Ob die Websuche von Klinikern es möglich macht, den Ausbruch von Infektionskrankheiten frühzeitiger zu erkennen, wurde kürzlich beim International Meeting on Emerging Diseases and Surveillance (IMED) in Wien diskutiert. Mehr als eine Million Mitarbeiter in Medizin und Pflege weltweit nutzen die Ressource von UpToDate, einem Unterstützungssystem für klinische Entscheidungen. Die Datenbank bietet via Internet bzw. App aktuelles, strukturiert aufbereitetes medizinisches Wissen in mehr als 10.500 klinischen Themengebieten aus 24 Disziplinen.
Forscher analysierten nun, ob Daten über die Nutzung des Systems durch Kliniker eine Rolle bei der Erkennung und der Verfolgung der Ausbrüche von Infektionskrankheiten spielen. Frühere Arbeiten in diesem Bereich, etwa von Google über Grippe-Trends, hatten die Modellierung tatsächlicher Ausbrüche im Vergleich zu Suchanfragen von Google-Nutzern zum Thema. In der aktuellen Forschungsarbeit galt es festzustellen, ob ein signifikanter Anstieg der Suchaktivität zu spezifischen Infektionskrankheiten in UpToDate Ausbrüchen vorausgeht bzw. mit ihnen korreliert.
Anna Thorner, MD, stellvertretende Lektorin für Infektionskrankheiten und Ko-Direktorin Lektoratsprojekte bei UpToDate, und ihr Team analysierten für ihre Studie historische, anonymisierte tagesbezogene Suchdaten aus UpToDate zu MERS (Middle East respiratory syndrome). Geografisch konzentrierten sie sich auf die Städte Jeddah und Riyadh in Saudi-Arabien, in denen 2014 und 2015 drei Krankenhaus-basierte Ausbrüche von MERS auftraten. Die Wissenschaftler verglichen die Suchdaten mit tatsächlich dokumentierten Fällen zu jenen Zeitpunkten.
Ihre Erkenntnisse sind vielversprechend: Suchanfragen zu MERS während aller drei Ausbrüche zeigten eine Korrelation mit dokumentierten Fällen. Die Anzahl dieser Anfragen lag dabei deutlich höher als in einer Kontrollgruppe, die vier andere Städte Saudi-Arabiens umfasste, die von Ausbrüchen verschont blieben.

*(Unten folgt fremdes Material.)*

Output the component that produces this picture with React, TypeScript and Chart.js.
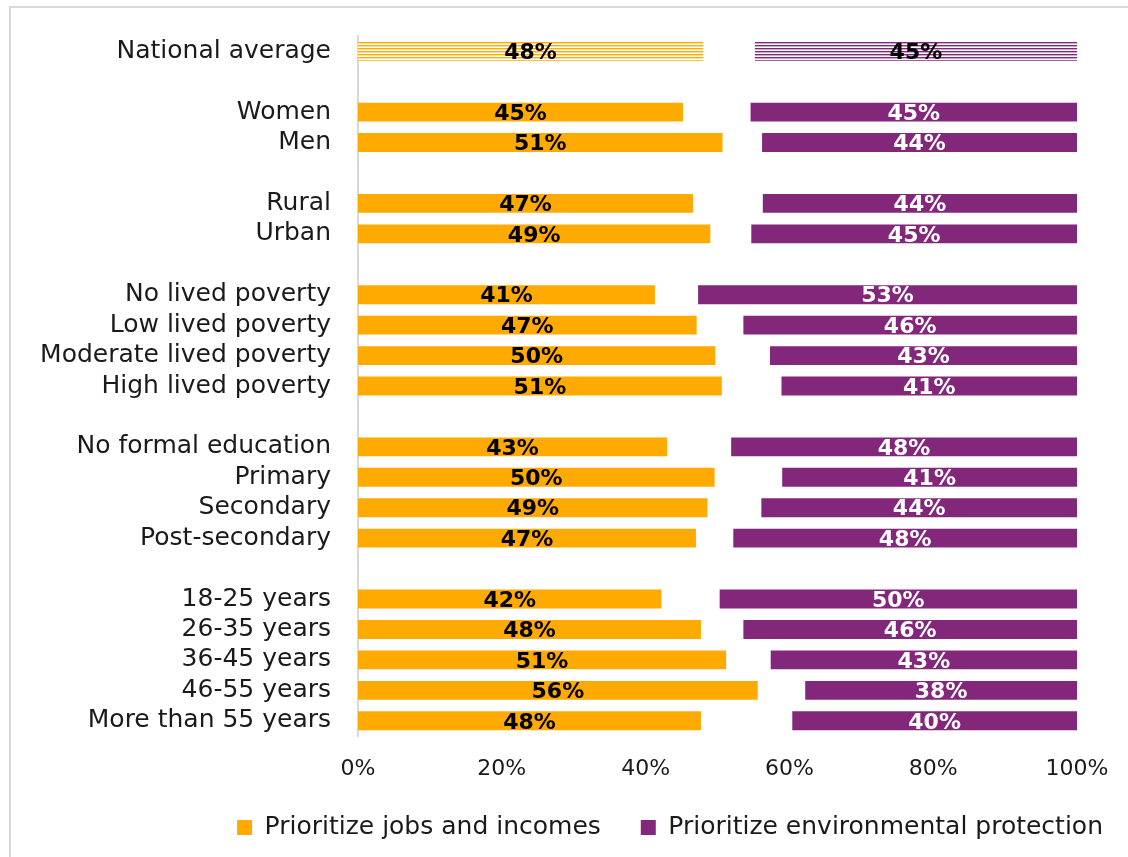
import React, { useEffect, useRef } from 'react';
import { Chart, registerables } from 'chart.js';

Chart.register(...registerables);

const FONT = '"DejaVu Sans", sans-serif';
const TEXT = '#1a1a1a';
const ORANGE = '#FFAA00';
const PURPLE = '#83277A';

const categories = [
  'National average', '',
  'Women', 'Men', '',
  'Rural', 'Urban', '',
  'No lived poverty', 'Low lived poverty', 'Moderate lived poverty', 'High lived poverty', '',
  'No formal education', 'Primary', 'Secondary', 'Post-secondary', '',
  '18-25 years', '26-35 years', '36-45 years', '46-55 years', 'More than 55 years',
];

const jobsValues: (number | null)[] = [
  48.0, null,
  45.2, 50.7, null,
  46.6, 49.0, null,
  41.3, 47.1, 49.7, 50.6, null,
  43.0, 49.6, 48.6, 47.0, null,
  42.2, 47.7, 51.2, 55.6, 47.7,
];

const envValues: (number | null)[] = [
  44.8, null,
  45.4, 43.8, null,
  43.7, 45.3, null,
  52.7, 46.4, 42.7, 41.1, null,
  48.1, 41.0, 43.9, 47.8, null,
  49.7, 46.4, 42.6, 37.8, 39.6,
];

const xTicks = [0, 20, 40, 60, 80, 100];
const seriesNames = ['Prioritize jobs and incomes', 'Prioritize environmental protection'];
const seriesColors = [ORANGE, PURPLE];

function makeHatch(color: string) {
  const c = document.createElement('canvas');
  c.width = 8;
  c.height = 3;
  const g = c.getContext('2d')!;
  g.fillStyle = '#ffffff';
  g.fillRect(0, 0, 8, 3);
  g.fillStyle = color;
  g.fillRect(0, 0, 8, 1.4);
  return g.createPattern(c, 'repeat')!;
}

const barLabels = {
  id: 'barLabels',
  afterDatasetsDraw(chart: any) {
    const ctx = chart.ctx;
    ctx.save();
    ctx.font = `bold 22px ${FONT}`;
    ctx.textAlign = 'center';
    ctx.textBaseline = 'middle';
    chart.data.datasets.forEach((_ds: any, di: number) => {
      const meta = chart.getDatasetMeta(di);
      const vals = di === 0 ? jobsValues : envValues;
      meta.data.forEach((el: any, i: number) => {
        const v = vals[i];
        if (v == null) return;
        const { x, base, y } = el.getProps(['x', 'base', 'y'], true);
        ctx.fillStyle = di === 1 && i !== 0 ? '#ffffff' : '#000000';
        ctx.fillText(Math.round(v) + '%', (x + base) / 2, y + 2);
      });
    });
    ctx.restore();
  },
};

export default function App() {
  const ref = useRef<HTMLCanvasElement>(null);

  useEffect(() => {
    if (!ref.current) return;
    const hatchO = makeHatch(ORANGE);
    const hatchP = makeHatch(PURPLE);
    const chart = new Chart(ref.current, {
      type: 'bar',
      data: {
        labels: categories,
        datasets: [
          {
            label: seriesNames[0],
            data: jobsValues as any,
            yAxisID: 'y',
            grouped: false,
            backgroundColor: (c: any) => (c.dataIndex === 0 ? hatchO : ORANGE),
            borderWidth: 0,
            barPercentage: 0.62,
            categoryPercentage: 1,
          } as any,
          {
            label: seriesNames[1],
            data: envValues.map((v) => (v == null ? null : [100 - v, 100])) as any,
            yAxisID: 'y',
            grouped: false,
            backgroundColor: (c: any) => (c.dataIndex === 0 ? hatchP : PURPLE),
            borderWidth: 0,
            barPercentage: 0.62,
            categoryPercentage: 1,
          } as any,
        ],
      },
      options: {
        indexAxis: 'y',
        responsive: false,
        animation: false,
        layout: { padding: { left: 0, right: -15, top: 36, bottom: 7 } },
        scales: {
          x: {
            type: 'linear',
            min: 0,
            max: 100,
            grid: { display: false, drawTicks: false },
            border: { display: false },
            afterBuildTicks: (s: any) => {
              s.ticks = xTicks.map((v) => ({ value: v }));
            },
            afterFit: (s: any) => {
              s.height = 39;
              s.paddingLeft = 0;
              s.paddingRight = 0;
            },
            ticks: {
              padding: 20,
              color: TEXT,
              font: { family: FONT, size: 22 },
              callback: (v: any) => v + '%',
              maxRotation: 0,
            },
          },
          y: {
            type: 'category',
            position: 'left',
            grid: { display: false, drawTicks: false },
            border: { display: true, color: '#d9d9d9', width: 2 },
            afterFit: (s: any) => {
              s.width = 358;
              s.paddingTop = 0;
              s.paddingBottom = 0;
            },
            ticks: {
              autoSkip: false,
              padding: 27,
              color: TEXT,
              font: { family: FONT, size: 25 },
            },
          },
          yRight: {
            type: 'category',
            position: 'right',
            grid: { display: false, drawTicks: false },
            border: { display: false },
            ticks: { display: false },
            afterFit: (s: any) => {
              s.width = 66;
              s.paddingTop = 0;
              s.paddingBottom = 0;
            },
          },
        },
        plugins: {
          legend: {
            position: 'bottom',
            align: 'end',
            labels: {
              boxWidth: 15,
              boxHeight: 15,
              padding: 40,
              color: TEXT,
              font: { family: FONT, size: 25 },
              generateLabels: () =>
                seriesNames.map((name, i) => ({
                  text: name,
                  fillStyle: seriesColors[i],
                  strokeStyle: seriesColors[i],
                  lineWidth: 0,
                  hidden: false,
                  datasetIndex: i,
                  fontColor: TEXT,
                })),
            },
          },
          tooltip: { enabled: false },
        },
      } as any,
      plugins: [barLabels],
    });
    return () => chart.destroy();
  }, []);

  return (
    <div style={{ position: 'absolute', left: 0, top: 0, width: 1128, height: 857, overflow: 'hidden', background: '#fff' }}>
      <div style={{ position: 'absolute', left: 9, top: 6, width: 2, height: 900, background: '#d9d9d9' }} />
      <div style={{ position: 'absolute', left: 9, top: 6, width: 1200, height: 2, background: '#d9d9d9' }} />
      <canvas ref={ref} width={1128} height={857} style={{ position: 'absolute', left: 0, top: 0, width: 1128, height: 857 }} />
    </div>
  );
}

Im Unterschied zu Suchanfragen in Google ist die Suche von Medizinern in einer professionellen Ressource wie UpToDate durch die tatsächliche Untersuchungssituation mit Patienten motiviert. „Dies erhöht die Genauigkeit und zeigt weniger Einfluss durch Medien oder durch Befürchtungen hinsichtlich eines Ausbruchs in der Öffentlichkeit“, so Thorner. Auch bei der Analyse von Suchaktivitäten in UpToDate im Kontext anderer Infektionskrankheiten bzw. weiterer Ausbrüche kamen die Forscher zu ähnlichen Ergebnissen.
Die Abfragen von Medizinern in einer so weit verbreiteten Online-Lösung wie UpToDate könnten somit nach Ansicht der Wissenschaftler als „Frühwarnsystem“ eine große Bedeutung für Gesundheitsämter haben, die mit neuen Methoden Ausbrüche früh erkennen und Gegenmaßnahmen ergreifen wollen.